İşsizlik gerçekten artık dayanılmaz boyutlarda. TÜİK’in açıkladığı gibi %13’lerde falan değil, %25 – 30’lara gelmiş durumda. İzmit’te geçen hafta 4 evladını bu nedenle kaybetti. Gencecik vücutlar kendilerine kıydı.
Ama çarpıcı bir rakam daha vereyim. Bazıları bu işsizlik oranından pek etkilenmiyor gibi. Şöyle ki kamuda çalışanların sayısı yıllara göre sürekli bir artış halinde. 2013 yılında kamuda çalışan sayısı 2.526.000 kişi iken, 2020 yılında bu sayı 5 milyona çıkmış yani 2,5 milyon artmış. Bu 2,5 milyon kişi sizce kimler olabilir? Bazılarını işsizlik pek etkilememiş demek.

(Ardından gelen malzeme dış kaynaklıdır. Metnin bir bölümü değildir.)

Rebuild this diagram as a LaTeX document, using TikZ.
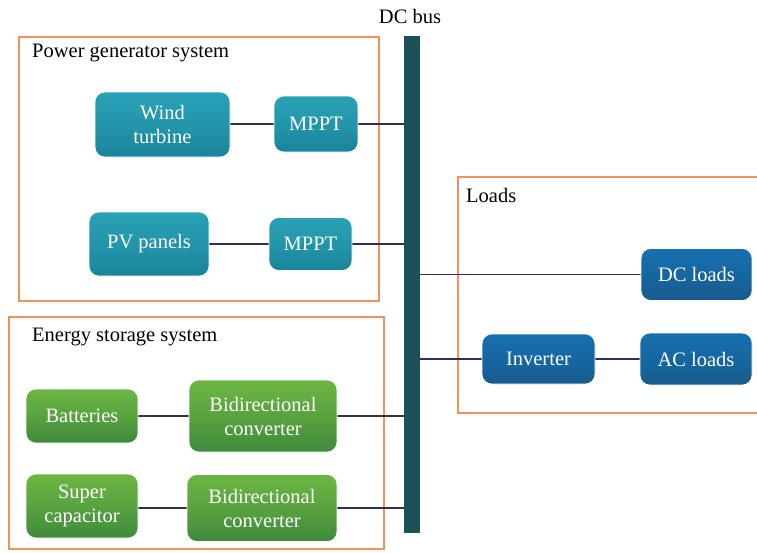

Son bir istatistik vererek yazıma son vermek istiyorum. Son 10 yılda cezaevlerine girenlerin sayısı yaklaşık 4 kat artmış. 2009’da 74.000 kişi olan tutuklu sayısı 2020’de 281.605 kişiye çıkmış.
Belki bir sürü rakamlar vererek sizi yordum. Ancak bu rakamlar bir ülkenin fotoğrafıdır. Bu fotoğrafın iyi okunması lazım.
Ülkenin gündemi bunlar olması gerekir. Bu tablonun nasıl olumluya dönüştürüleceğinin araştırılması ve tartışılması gerekirken, hayallerle avutarak bu sorunları görmezlikten gelmek yönetici sorumluluğu ile örtüşmez.